Short exercise: The material below includes pictures; leave them out and return only the lines between the line containing "Clone this diagram in TikZ." and the line containing "Generate a Python", inclusive, word for word.

*** Supplied data ***

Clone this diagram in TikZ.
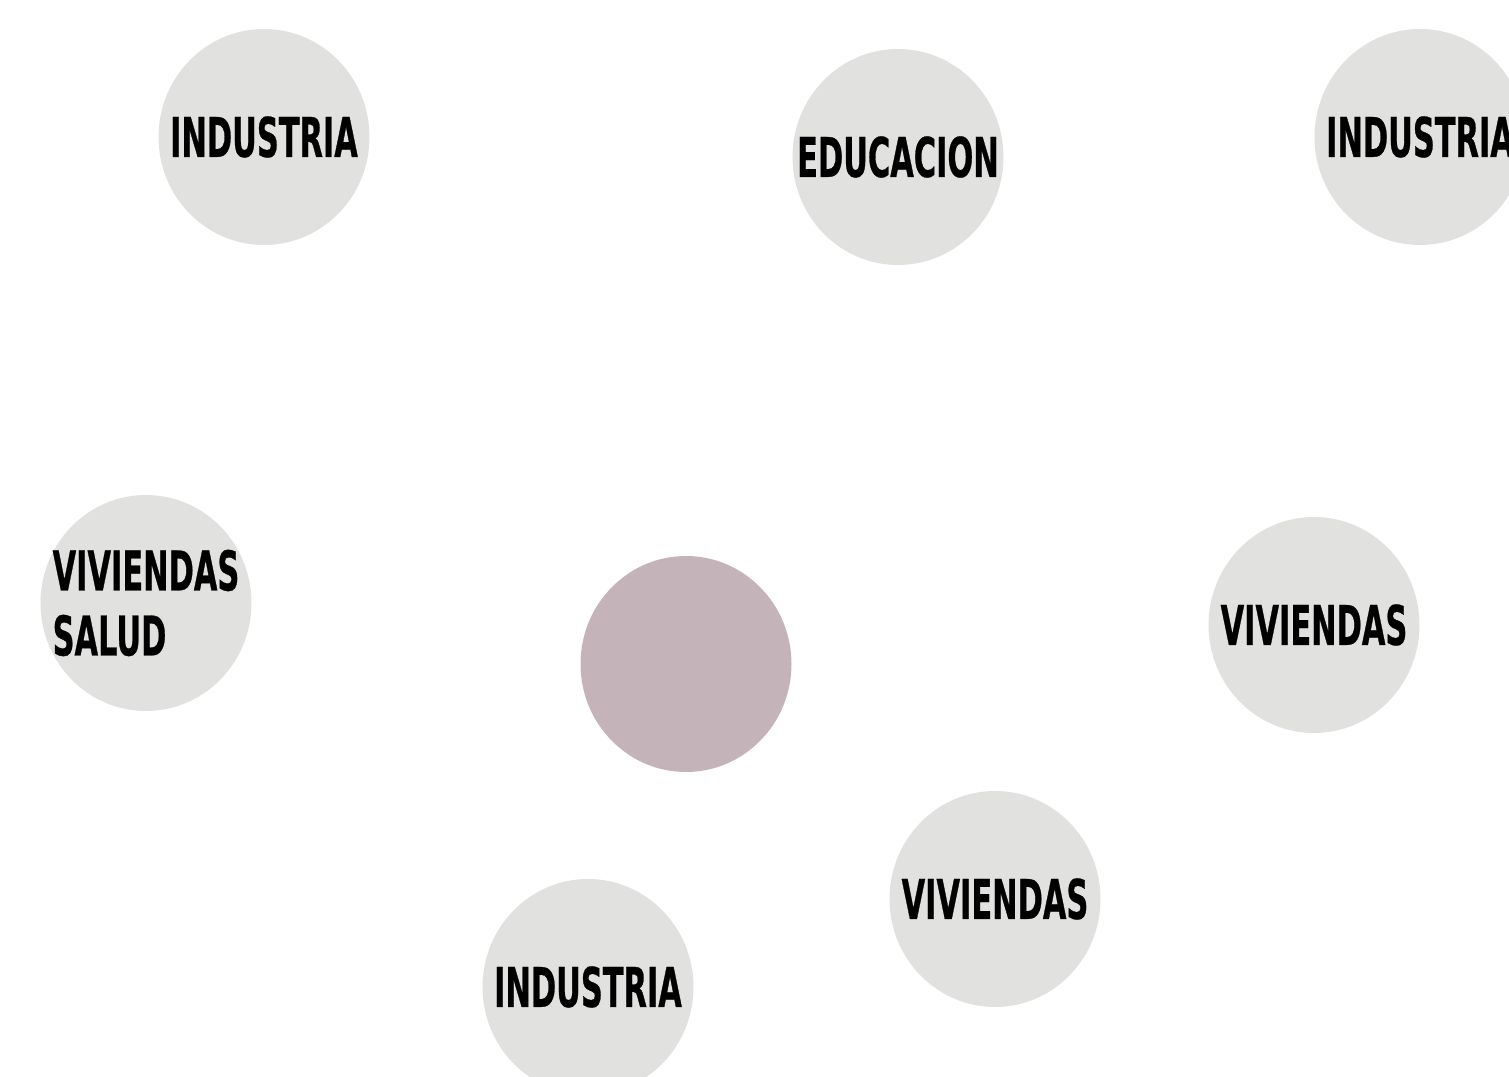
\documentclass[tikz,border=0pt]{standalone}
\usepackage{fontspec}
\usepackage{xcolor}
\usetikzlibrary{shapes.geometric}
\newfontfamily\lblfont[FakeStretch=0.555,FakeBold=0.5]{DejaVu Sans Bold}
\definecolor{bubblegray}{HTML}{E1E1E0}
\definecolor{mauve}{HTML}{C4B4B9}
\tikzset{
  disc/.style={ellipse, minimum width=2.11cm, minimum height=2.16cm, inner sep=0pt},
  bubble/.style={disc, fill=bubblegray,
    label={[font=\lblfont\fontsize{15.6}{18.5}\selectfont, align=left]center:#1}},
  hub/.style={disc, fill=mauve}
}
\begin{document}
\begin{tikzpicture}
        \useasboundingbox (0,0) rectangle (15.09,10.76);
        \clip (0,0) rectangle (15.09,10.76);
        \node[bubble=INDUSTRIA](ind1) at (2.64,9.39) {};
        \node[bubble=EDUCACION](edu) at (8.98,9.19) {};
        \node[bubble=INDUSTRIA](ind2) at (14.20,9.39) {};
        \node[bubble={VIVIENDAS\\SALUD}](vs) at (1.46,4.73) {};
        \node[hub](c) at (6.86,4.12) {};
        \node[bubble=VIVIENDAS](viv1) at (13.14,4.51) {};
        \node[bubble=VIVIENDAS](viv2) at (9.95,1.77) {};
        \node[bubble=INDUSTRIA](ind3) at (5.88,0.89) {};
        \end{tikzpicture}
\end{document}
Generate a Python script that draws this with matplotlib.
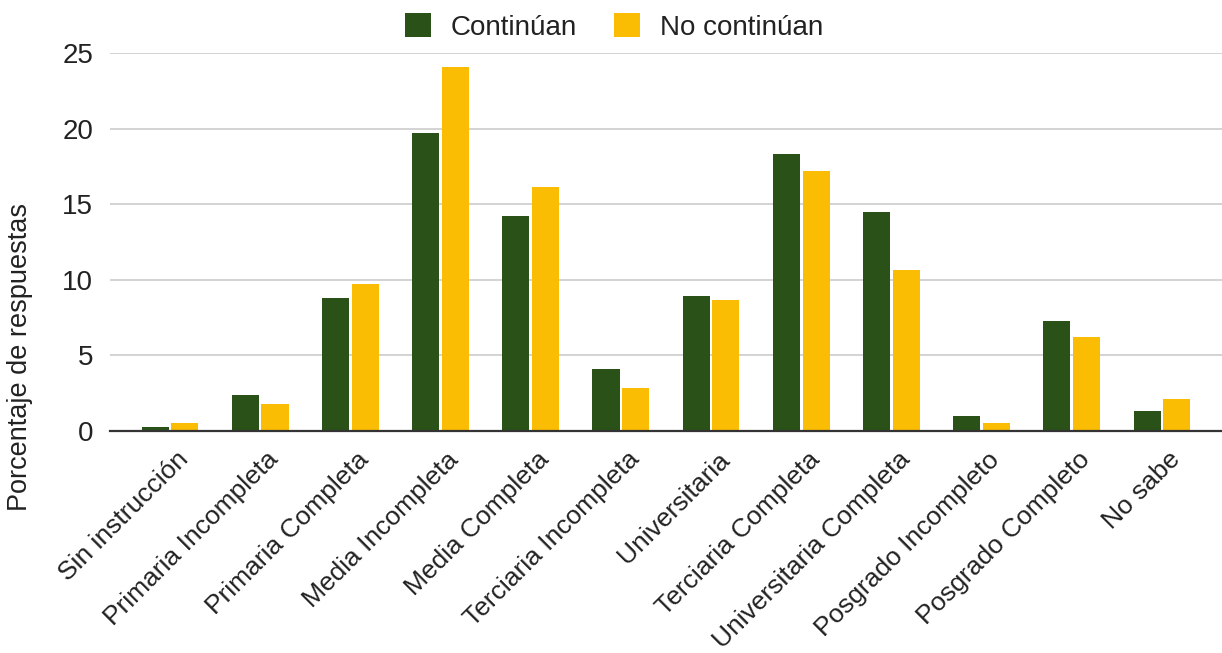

***
*** Supplied data ***

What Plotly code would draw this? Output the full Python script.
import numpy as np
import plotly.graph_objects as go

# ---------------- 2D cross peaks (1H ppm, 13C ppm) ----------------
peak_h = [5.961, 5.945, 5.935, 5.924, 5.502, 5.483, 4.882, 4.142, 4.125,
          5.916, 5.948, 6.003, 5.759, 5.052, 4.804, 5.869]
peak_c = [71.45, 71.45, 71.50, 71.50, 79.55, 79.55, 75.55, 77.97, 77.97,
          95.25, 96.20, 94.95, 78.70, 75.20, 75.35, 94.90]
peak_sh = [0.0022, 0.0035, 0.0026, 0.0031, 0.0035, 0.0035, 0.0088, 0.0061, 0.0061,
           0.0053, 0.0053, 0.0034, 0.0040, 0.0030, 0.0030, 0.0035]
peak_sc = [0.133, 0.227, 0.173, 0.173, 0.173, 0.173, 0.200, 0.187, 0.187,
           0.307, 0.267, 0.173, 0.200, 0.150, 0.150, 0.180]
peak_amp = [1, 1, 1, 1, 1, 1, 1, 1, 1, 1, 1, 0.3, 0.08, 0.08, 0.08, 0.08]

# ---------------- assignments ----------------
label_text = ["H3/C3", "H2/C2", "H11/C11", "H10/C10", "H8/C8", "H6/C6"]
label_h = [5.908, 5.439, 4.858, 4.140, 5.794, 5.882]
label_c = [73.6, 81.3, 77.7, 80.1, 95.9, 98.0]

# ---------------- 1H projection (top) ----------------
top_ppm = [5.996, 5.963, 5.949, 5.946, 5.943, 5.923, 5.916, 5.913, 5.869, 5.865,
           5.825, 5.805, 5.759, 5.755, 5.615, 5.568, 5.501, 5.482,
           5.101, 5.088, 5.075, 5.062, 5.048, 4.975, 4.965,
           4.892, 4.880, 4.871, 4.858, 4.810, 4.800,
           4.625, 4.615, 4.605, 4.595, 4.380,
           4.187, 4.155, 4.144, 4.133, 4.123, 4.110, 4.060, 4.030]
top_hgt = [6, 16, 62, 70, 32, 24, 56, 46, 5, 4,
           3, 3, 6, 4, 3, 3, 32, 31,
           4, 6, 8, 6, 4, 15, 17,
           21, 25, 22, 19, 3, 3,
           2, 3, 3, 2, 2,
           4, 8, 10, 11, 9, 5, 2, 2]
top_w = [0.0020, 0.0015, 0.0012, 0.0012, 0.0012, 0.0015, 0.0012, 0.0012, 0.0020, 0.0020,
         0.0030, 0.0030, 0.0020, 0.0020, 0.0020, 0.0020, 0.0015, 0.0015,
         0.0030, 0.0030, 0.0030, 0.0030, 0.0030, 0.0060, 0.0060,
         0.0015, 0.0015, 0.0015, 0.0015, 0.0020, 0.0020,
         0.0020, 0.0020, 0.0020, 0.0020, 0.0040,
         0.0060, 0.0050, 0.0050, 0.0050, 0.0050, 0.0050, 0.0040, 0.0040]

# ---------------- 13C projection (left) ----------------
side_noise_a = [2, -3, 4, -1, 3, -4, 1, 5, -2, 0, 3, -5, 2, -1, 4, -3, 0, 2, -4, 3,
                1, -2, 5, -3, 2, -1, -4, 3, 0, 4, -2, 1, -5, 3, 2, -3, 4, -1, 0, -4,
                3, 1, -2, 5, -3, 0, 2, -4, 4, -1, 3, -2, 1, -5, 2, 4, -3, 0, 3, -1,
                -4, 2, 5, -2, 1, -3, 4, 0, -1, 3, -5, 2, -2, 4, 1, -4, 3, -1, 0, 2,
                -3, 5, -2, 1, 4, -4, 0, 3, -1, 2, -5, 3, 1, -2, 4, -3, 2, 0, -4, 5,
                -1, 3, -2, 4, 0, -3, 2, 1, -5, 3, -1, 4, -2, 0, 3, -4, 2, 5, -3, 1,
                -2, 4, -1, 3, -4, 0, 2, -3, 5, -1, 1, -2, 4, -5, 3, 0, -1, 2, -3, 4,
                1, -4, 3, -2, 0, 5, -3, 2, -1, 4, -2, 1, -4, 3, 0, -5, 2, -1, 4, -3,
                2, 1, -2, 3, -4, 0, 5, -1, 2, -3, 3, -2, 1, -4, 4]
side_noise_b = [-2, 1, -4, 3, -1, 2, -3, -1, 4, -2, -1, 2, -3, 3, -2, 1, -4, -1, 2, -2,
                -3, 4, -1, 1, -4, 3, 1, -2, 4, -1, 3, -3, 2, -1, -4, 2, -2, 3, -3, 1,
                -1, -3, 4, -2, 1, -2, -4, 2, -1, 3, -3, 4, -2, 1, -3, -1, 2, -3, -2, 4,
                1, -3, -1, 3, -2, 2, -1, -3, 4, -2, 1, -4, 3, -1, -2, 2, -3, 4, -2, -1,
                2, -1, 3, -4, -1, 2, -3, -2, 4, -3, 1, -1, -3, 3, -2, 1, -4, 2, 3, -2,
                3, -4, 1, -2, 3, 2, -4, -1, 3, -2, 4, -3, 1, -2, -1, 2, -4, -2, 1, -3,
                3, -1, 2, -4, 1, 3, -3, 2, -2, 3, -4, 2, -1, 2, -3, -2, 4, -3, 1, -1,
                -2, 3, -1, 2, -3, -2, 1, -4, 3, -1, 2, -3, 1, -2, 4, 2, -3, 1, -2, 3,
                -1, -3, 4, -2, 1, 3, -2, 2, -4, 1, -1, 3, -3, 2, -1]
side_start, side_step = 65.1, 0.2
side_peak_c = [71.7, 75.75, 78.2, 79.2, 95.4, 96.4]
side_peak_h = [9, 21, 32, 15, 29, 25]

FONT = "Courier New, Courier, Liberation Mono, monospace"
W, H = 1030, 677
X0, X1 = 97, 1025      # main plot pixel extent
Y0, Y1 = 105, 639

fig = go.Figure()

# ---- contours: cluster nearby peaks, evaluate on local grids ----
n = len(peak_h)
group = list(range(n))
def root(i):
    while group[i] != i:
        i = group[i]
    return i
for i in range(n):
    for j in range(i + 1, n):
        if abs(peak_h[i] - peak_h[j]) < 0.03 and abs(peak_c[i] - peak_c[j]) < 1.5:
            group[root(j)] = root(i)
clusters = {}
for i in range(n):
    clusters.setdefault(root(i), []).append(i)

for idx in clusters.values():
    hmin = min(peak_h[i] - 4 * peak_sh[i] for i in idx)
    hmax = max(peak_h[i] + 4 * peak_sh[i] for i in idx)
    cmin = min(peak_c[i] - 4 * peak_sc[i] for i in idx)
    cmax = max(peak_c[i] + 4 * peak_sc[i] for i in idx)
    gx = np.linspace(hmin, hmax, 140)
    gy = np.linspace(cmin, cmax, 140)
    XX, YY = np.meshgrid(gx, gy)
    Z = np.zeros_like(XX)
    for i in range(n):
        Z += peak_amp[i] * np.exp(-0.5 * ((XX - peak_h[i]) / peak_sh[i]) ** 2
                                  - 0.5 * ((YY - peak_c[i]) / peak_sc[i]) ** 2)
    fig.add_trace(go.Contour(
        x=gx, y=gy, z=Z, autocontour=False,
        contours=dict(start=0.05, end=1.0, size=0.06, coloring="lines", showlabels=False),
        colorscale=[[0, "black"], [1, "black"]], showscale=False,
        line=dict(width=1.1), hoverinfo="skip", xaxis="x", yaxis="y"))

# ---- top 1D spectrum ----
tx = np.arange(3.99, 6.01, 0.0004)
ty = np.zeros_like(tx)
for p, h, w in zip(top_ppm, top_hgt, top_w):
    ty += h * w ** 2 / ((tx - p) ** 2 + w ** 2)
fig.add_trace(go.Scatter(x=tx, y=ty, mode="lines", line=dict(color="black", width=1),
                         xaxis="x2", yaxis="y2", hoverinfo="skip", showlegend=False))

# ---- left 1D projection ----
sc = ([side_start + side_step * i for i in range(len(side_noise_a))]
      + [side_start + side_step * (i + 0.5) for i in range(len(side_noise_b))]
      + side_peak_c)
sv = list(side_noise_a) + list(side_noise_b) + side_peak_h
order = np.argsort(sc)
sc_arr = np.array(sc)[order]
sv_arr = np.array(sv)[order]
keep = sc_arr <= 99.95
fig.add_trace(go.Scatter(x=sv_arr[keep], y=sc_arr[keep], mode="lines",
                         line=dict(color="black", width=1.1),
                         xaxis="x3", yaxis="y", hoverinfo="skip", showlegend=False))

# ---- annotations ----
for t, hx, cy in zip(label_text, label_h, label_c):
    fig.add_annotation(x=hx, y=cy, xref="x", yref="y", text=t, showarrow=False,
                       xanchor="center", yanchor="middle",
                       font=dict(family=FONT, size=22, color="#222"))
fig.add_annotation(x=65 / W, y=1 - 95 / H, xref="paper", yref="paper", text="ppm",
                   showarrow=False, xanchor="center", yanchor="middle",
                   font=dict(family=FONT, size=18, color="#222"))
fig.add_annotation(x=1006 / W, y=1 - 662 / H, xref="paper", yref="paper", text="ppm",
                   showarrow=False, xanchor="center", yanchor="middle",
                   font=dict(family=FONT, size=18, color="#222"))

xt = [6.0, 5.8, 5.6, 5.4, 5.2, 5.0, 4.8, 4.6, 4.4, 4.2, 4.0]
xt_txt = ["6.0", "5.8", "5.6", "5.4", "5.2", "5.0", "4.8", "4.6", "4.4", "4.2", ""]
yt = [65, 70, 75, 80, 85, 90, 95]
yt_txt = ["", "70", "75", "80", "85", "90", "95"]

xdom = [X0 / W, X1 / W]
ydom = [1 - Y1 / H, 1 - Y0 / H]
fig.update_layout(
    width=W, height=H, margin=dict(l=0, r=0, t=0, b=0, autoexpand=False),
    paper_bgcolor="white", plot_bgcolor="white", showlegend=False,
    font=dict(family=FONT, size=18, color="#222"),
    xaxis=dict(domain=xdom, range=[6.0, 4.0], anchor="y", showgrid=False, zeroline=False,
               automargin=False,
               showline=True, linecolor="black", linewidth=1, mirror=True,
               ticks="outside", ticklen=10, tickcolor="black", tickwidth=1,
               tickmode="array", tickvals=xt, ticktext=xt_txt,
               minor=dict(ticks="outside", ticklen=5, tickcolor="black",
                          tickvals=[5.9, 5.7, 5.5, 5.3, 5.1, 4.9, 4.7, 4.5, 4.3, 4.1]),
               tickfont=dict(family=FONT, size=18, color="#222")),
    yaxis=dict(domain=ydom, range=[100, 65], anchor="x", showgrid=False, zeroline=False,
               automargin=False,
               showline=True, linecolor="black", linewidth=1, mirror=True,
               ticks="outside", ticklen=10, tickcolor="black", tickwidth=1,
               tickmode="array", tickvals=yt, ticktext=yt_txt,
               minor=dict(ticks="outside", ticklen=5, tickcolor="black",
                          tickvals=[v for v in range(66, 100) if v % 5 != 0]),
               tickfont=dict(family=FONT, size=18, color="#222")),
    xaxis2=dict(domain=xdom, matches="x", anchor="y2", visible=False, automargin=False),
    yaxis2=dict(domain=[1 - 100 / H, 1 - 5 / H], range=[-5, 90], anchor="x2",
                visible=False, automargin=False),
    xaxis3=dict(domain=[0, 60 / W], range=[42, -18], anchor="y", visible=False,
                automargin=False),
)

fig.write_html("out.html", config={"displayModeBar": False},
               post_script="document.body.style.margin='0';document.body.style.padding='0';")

***

Exercise solution:
Clone this diagram in TikZ.
\documentclass[tikz,border=0pt]{standalone}
\usepackage{fontspec}
\usepackage{xcolor}
\usetikzlibrary{shapes.geometric}
\newfontfamily\lblfont[FakeStretch=0.555,FakeBold=0.5]{DejaVu Sans Bold}
\definecolor{bubblegray}{HTML}{E1E1E0}
\definecolor{mauve}{HTML}{C4B4B9}
\tikzset{
  disc/.style={ellipse, minimum width=2.11cm, minimum height=2.16cm, inner sep=0pt},
  bubble/.style={disc, fill=bubblegray,
    label={[font=\lblfont\fontsize{15.6}{18.5}\selectfont, align=left]center:#1}},
  hub/.style={disc, fill=mauve}
}
\begin{document}
\begin{tikzpicture}
        \useasboundingbox (0,0) rectangle (15.09,10.76);
        \clip (0,0) rectangle (15.09,10.76);
        \node[bubble=INDUSTRIA](ind1) at (2.64,9.39) {};
        \node[bubble=EDUCACION](edu) at (8.98,9.19) {};
        \node[bubble=INDUSTRIA](ind2) at (14.20,9.39) {};
        \node[bubble={VIVIENDAS\\SALUD}](vs) at (1.46,4.73) {};
        \node[hub](c) at (6.86,4.12) {};
        \node[bubble=VIVIENDAS](viv1) at (13.14,4.51) {};
        \node[bubble=VIVIENDAS](viv2) at (9.95,1.77) {};
        \node[bubble=INDUSTRIA](ind3) at (5.88,0.89) {};
        \end{tikzpicture}
\end{document}
Generate a Python script that draws this with matplotlib.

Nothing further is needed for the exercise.